** BEGIN **

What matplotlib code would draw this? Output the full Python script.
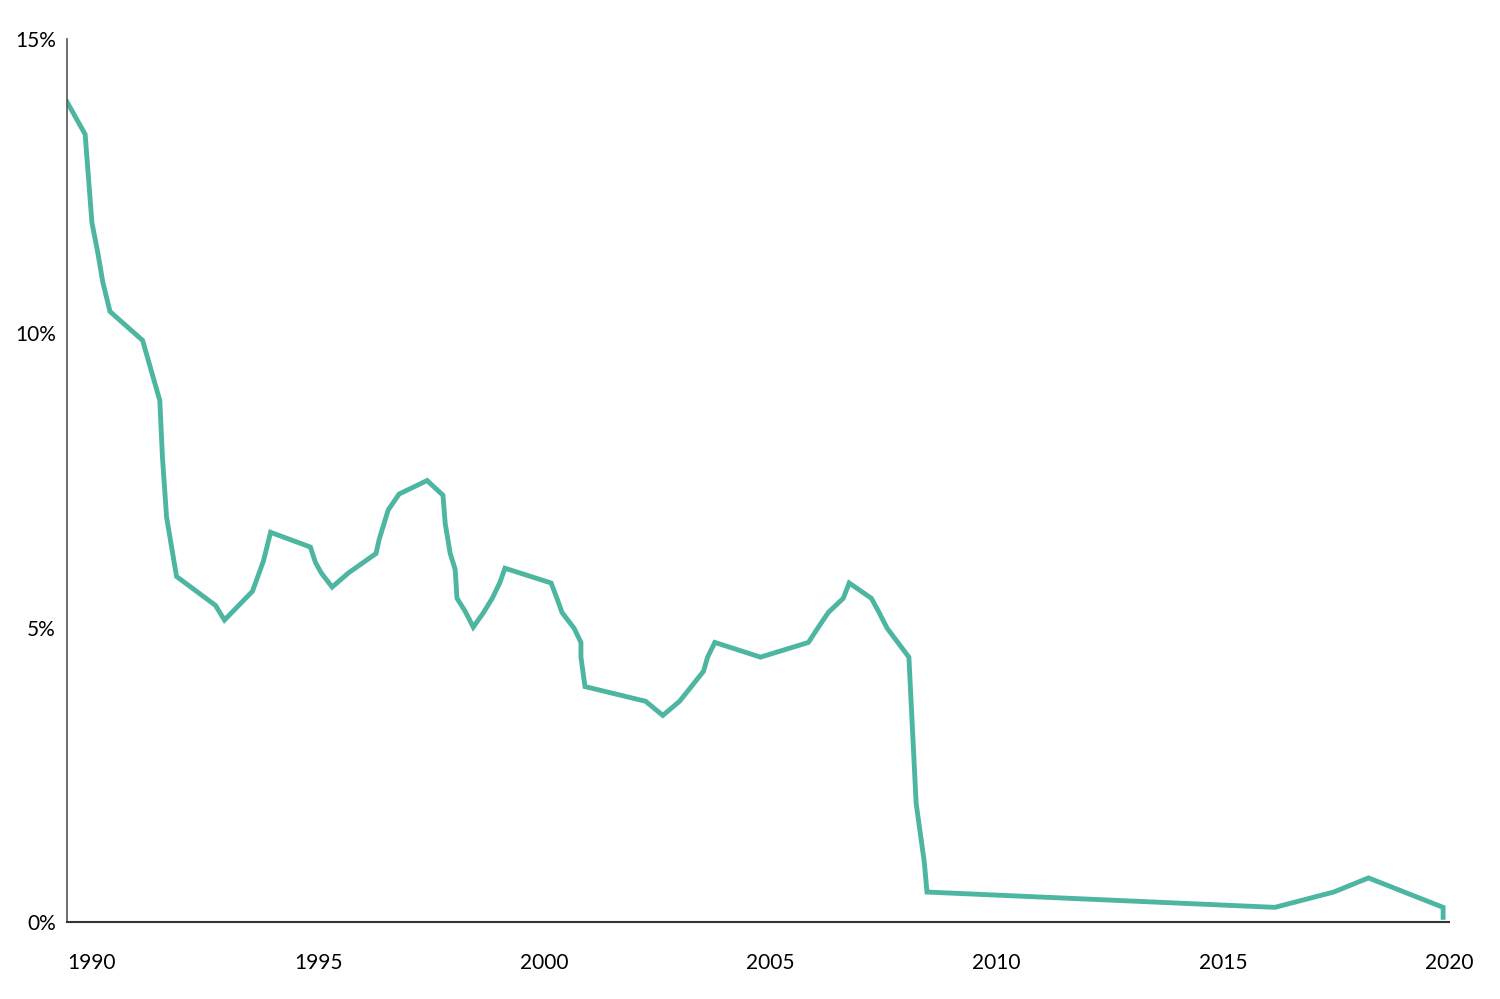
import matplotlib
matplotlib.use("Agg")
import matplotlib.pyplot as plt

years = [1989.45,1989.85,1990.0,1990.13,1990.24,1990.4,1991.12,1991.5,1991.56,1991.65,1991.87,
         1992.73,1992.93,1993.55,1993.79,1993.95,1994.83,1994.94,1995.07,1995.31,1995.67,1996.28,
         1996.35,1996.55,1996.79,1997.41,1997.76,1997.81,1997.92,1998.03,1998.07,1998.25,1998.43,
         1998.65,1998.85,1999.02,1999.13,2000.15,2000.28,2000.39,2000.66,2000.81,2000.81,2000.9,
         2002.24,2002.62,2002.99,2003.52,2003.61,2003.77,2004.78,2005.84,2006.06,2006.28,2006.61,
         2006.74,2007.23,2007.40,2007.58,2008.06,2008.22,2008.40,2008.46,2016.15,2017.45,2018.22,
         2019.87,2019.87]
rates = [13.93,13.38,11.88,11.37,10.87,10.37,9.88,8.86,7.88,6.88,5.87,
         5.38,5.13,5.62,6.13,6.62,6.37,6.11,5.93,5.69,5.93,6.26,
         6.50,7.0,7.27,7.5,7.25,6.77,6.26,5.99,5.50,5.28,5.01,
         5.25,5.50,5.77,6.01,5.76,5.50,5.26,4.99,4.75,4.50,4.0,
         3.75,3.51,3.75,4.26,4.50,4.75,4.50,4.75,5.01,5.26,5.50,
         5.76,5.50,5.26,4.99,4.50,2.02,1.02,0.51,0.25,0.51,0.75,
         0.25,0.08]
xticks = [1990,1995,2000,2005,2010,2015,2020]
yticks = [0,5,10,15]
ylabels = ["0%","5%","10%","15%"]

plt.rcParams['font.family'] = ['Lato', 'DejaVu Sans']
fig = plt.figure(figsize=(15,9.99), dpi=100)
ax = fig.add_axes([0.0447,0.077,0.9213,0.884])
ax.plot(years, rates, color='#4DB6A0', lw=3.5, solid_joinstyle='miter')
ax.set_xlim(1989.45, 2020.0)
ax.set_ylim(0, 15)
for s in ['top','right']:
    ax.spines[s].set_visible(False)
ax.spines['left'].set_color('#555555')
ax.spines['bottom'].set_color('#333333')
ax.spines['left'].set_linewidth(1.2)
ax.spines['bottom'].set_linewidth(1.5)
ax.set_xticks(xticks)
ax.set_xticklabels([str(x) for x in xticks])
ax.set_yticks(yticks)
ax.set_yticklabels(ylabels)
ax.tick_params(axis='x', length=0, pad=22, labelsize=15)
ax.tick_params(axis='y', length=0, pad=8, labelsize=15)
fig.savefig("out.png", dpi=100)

** END **

• **TASK DESCRIPTION**:
Go from the first line of the listing to the line holding "import matplotlib.pyplot as plt" and, please, transcribe those lines exactly, both included, with no pictures.

• **COMPLETE ANSWER**:
What matplotlib code would draw this? Output the full Python script.
import matplotlib
matplotlib.use("Agg")
import matplotlib.pyplot as plt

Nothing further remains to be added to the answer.